The Treasury will only allow the bank to borrow in 2015 once the national debt is under control. Any money borrowed by the GIB is likely to be viewed as national debt and, at a time when the Treasury is prioritising deficit reduction, additional debt is not welcome. The trigger for lifting the borrowing embargo is once national debt is declining as a percentage of GDP. But, as Matthew explains, this is not likely to happen by 2015. Current estimates suggest it will happen in 2016-17 at the earliest, he says. Delaying the bank’s ability to borrow money will “severely hold back” the scheme’s potential, he argues.
“Not all borrowing is the same,” explains Matthew. “The argument against the delay is that infrastructure investment is the best way to grow the economy and get rid of our debt.” He adds that there are deeper reasons for the Treasury’s hesitancy over the bank’s ability to borrow money: “The Treasury don’t want to lose control over borrowing – they are really nervous of a public bank.”
He goes on: “Some of the senior civil servants are opposed to the idea. They see it as a bit too interventionist in the economy, and have resisted doing this for over a century. An ideological battle has been carried out behind the scenes.” It’s a battle that Matthew and many others say the bank should win. The list of those supporting the GIB’s ability to borrow includes many from industry, think-tanks, the CBI and ministers.
Despite this support, Matthew says that there is a genuine risk that the bank may never be able to borrow money. Even if borrowing is approved but delayed there will be implications for economic growth, he says. It will also affect the country’s ability to meet carbon, greenhouse gas and renewable energy targets. He says: “It’s not the scale of the investment into the low-carbon economy that needs to be achieved, it’s the speed.”
Aside from debate over the bank’s ability to borrow, Matthew believes that the biggest challenge is to build a credible team of green financial experts to run it. The Department for Business, Innovation and Skills recently appointed Lord Smith of Kelvin, the chairman of Scottish and Southern Energy and the Weir Group, to become chairman of the bank.
Matthew says: “He is good news. He is very experienced in energy, engineering and finance, and will have ambitious goals for the institution.”
Taking the risk out of investing
The Green Investment Bank will leverage funding from the private sector in several ways. It can undertake co-investments, where the money put forward by the public bank is matched by the private sector.
Arrangements can be made so that, if there is a problem with a project, the bank can take the first hit to reduce the risk for any private investors.
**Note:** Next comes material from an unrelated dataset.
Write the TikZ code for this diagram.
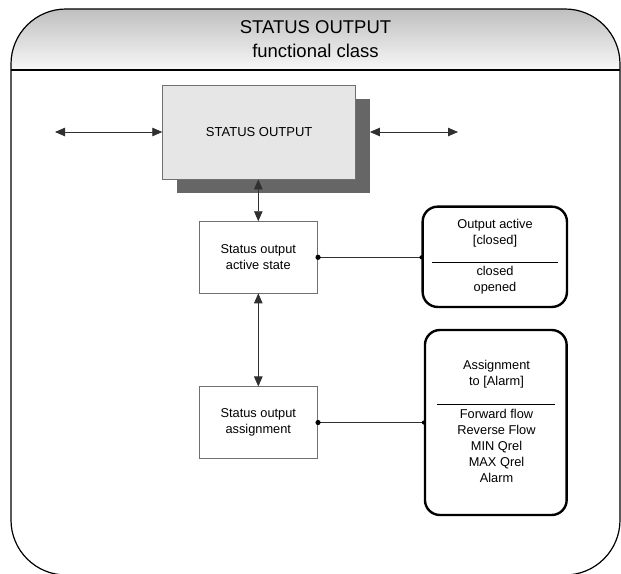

The green bank could also develop insurance products for investors to make low-carbon projects more appealing to private banks.
Keeping up with Germany
Germany’s public bank, KFW, was set up after the Second World War to help provide the investment needed to rebuild the country’s infrastructure. Last year it invested ¤24 billion in low-carbon infrastructure.
Ed Matthew, director of Transform UK, says: “They didn’t have any problem investing that money last year, which gives you an insight into the potential of the market that could be generated in the UK.
“If we want to compete with Germany in the transition to a low-carbon world and the development of green technologies, we have to invest on that scale. Our public bank needs to be investing on that scale from year one.”